= What is needed =
Look at the data below and print exactly the lines from its first line through the line with "from bokeh.resources import INLINE"; the pictures stay out of the copy.

= Information provided =

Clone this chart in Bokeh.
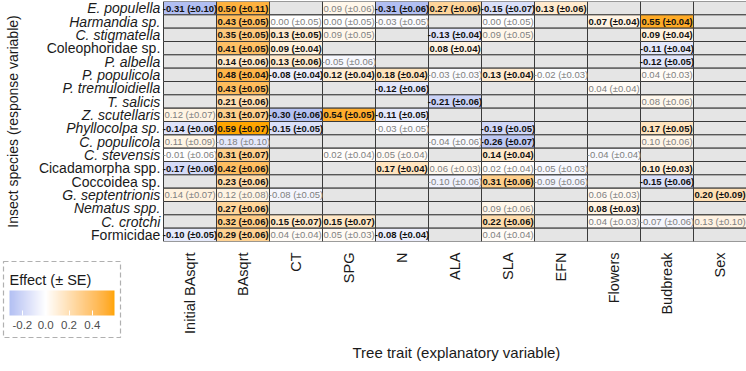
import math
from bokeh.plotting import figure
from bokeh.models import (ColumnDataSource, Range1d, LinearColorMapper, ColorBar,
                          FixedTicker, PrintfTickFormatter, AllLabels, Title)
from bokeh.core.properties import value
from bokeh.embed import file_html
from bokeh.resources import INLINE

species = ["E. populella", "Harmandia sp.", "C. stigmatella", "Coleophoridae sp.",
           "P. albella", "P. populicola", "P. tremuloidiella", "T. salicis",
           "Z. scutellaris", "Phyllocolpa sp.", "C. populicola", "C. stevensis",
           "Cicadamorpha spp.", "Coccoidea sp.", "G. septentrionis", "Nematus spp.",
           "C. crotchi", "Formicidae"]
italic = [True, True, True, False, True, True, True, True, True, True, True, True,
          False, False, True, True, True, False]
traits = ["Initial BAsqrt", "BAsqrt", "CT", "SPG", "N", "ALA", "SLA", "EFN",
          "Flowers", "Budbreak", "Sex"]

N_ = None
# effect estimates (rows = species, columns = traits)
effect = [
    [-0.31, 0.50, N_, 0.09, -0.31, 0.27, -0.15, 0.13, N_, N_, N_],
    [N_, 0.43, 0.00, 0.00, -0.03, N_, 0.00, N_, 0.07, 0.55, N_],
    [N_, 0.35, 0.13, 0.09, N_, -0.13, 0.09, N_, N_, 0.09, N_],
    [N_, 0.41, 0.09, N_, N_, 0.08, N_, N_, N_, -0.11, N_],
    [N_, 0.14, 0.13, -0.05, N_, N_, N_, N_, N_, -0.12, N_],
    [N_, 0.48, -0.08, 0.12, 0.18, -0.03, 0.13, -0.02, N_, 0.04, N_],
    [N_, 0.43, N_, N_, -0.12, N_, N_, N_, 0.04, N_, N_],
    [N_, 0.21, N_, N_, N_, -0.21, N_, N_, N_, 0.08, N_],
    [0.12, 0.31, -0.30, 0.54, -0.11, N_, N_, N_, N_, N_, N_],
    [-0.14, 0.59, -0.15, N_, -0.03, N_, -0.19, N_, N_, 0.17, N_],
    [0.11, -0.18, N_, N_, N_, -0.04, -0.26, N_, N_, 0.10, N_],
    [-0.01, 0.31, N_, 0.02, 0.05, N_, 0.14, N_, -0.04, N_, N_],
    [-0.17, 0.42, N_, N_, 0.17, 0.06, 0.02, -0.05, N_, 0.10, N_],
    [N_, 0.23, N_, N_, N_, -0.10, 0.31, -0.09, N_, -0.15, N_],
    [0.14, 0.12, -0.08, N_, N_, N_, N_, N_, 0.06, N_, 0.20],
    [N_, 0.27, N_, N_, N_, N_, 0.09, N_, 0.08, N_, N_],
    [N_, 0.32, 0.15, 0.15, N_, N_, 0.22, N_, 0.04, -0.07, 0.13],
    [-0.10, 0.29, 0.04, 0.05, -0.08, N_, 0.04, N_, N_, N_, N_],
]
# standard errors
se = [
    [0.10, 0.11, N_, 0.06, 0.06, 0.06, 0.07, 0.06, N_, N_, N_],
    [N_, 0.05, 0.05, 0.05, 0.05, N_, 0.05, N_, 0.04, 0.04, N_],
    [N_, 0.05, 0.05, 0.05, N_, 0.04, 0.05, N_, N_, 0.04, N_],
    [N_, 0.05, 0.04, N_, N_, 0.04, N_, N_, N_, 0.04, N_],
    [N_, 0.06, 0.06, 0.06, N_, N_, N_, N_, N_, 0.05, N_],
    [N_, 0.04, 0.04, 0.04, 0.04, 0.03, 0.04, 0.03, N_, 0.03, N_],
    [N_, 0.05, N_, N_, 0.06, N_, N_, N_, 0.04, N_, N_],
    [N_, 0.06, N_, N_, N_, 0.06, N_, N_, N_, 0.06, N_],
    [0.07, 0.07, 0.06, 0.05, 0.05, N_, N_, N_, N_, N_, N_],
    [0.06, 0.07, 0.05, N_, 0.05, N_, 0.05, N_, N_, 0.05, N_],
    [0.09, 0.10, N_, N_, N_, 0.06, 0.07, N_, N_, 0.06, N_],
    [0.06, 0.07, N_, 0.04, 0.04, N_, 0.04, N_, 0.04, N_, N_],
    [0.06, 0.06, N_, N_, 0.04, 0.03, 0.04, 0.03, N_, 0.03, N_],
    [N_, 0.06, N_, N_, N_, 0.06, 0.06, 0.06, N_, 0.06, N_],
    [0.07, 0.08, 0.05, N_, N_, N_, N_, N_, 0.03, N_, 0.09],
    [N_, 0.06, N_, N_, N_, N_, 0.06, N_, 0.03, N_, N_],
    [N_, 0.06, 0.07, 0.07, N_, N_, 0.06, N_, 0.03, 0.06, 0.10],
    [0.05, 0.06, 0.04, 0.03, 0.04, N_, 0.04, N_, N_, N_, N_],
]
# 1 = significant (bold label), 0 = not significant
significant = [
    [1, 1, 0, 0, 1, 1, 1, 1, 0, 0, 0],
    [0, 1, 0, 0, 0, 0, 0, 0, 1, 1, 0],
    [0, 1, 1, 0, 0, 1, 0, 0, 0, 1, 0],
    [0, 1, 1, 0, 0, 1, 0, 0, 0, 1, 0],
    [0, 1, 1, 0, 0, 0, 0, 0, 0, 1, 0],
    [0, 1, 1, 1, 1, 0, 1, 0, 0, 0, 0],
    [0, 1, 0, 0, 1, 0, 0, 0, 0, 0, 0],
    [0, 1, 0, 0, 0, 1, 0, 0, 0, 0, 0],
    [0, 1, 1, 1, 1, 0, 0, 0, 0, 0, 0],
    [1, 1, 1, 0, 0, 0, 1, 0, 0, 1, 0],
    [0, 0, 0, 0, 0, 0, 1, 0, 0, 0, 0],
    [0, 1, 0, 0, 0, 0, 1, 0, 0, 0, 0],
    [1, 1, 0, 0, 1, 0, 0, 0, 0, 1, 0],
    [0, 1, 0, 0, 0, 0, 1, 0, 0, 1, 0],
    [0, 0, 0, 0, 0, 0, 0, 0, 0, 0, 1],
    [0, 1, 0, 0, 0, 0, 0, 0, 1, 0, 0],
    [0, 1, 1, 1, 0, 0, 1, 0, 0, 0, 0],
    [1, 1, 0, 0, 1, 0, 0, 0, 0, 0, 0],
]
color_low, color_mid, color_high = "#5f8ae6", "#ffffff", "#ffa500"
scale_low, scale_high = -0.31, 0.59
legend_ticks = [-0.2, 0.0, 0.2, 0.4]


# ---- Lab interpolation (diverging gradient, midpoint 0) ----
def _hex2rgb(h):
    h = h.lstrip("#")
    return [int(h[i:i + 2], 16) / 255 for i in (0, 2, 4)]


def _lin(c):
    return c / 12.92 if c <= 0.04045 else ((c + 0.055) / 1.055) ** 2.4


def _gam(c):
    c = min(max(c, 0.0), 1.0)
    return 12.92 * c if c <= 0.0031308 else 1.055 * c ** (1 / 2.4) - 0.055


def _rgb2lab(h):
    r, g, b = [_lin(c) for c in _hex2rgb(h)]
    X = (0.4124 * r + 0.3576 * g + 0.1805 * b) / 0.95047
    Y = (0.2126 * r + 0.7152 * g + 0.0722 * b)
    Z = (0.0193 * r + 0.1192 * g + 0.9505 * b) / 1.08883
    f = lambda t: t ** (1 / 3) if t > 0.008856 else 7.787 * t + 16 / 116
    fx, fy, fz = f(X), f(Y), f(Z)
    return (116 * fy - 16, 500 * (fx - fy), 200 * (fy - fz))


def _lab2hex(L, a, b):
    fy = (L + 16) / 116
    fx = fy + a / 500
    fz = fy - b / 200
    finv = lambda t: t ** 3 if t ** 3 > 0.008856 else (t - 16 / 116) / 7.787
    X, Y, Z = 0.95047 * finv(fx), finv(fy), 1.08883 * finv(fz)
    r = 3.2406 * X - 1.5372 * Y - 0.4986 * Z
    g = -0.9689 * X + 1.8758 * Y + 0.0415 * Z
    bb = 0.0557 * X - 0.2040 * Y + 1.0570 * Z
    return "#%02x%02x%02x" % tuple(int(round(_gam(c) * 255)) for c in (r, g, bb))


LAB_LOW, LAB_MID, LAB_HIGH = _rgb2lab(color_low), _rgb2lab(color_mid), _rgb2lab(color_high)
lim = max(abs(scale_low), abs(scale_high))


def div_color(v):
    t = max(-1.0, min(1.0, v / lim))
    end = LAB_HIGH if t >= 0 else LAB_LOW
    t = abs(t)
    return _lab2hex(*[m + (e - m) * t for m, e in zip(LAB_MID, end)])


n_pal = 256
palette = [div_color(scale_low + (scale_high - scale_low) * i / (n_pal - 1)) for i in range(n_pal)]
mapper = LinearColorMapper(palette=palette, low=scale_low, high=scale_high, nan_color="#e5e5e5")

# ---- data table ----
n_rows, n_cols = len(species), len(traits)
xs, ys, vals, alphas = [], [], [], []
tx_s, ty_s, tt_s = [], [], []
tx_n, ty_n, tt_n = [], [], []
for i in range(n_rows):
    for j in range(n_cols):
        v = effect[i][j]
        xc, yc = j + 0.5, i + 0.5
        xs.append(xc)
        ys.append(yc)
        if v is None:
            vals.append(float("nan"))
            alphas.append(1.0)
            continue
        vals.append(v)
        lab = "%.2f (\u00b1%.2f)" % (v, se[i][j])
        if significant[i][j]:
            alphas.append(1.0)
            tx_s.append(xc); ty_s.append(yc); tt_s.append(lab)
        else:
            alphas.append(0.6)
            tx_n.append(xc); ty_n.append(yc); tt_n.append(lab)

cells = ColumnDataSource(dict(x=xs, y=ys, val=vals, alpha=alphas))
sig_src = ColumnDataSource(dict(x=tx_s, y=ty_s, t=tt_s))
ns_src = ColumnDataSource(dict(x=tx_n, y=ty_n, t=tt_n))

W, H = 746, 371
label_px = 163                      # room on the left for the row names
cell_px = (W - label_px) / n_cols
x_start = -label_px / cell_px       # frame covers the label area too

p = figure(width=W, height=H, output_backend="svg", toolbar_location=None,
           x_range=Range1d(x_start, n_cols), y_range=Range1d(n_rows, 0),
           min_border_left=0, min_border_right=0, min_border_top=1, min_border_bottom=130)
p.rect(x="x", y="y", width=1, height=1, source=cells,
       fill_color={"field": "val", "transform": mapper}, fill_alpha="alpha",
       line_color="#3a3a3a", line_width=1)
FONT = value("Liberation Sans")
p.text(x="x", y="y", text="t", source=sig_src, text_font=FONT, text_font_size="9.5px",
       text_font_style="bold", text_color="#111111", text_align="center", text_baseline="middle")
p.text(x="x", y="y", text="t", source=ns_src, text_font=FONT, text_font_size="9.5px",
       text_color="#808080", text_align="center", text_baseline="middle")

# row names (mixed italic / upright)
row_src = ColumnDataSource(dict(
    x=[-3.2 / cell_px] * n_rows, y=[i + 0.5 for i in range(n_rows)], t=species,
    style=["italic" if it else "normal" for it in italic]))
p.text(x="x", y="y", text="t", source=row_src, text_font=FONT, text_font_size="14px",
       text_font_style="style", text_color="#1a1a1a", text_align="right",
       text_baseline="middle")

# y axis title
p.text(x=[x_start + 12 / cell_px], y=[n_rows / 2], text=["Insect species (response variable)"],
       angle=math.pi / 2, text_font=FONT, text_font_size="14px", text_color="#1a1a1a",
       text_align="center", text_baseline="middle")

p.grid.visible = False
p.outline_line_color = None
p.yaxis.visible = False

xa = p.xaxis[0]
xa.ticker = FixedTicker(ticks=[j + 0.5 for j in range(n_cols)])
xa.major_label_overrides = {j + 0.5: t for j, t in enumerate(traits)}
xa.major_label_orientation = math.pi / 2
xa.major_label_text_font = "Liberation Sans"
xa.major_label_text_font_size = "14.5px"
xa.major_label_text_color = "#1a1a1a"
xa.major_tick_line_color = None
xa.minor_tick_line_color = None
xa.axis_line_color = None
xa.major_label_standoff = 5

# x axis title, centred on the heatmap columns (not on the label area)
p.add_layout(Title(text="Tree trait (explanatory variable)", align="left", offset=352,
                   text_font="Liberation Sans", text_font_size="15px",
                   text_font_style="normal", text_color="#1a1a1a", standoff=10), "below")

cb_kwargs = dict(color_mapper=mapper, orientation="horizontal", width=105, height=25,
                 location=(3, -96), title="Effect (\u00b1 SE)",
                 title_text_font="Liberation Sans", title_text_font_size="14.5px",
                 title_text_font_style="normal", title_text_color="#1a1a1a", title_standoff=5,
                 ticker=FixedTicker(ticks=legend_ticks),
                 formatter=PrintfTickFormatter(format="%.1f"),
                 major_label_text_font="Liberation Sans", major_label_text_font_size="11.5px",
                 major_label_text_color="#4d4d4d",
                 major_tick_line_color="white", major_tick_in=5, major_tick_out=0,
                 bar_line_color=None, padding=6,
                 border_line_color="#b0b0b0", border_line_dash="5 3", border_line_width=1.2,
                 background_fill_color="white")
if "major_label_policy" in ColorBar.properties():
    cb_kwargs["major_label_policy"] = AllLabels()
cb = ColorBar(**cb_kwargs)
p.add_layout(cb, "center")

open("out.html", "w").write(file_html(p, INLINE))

= Completed exercise =
Clone this chart in Bokeh.
import math
from bokeh.plotting import figure
from bokeh.models import (ColumnDataSource, Range1d, LinearColorMapper, ColorBar,
                          FixedTicker, PrintfTickFormatter, AllLabels, Title)
from bokeh.core.properties import value
from bokeh.embed import file_html
from bokeh.resources import INLINE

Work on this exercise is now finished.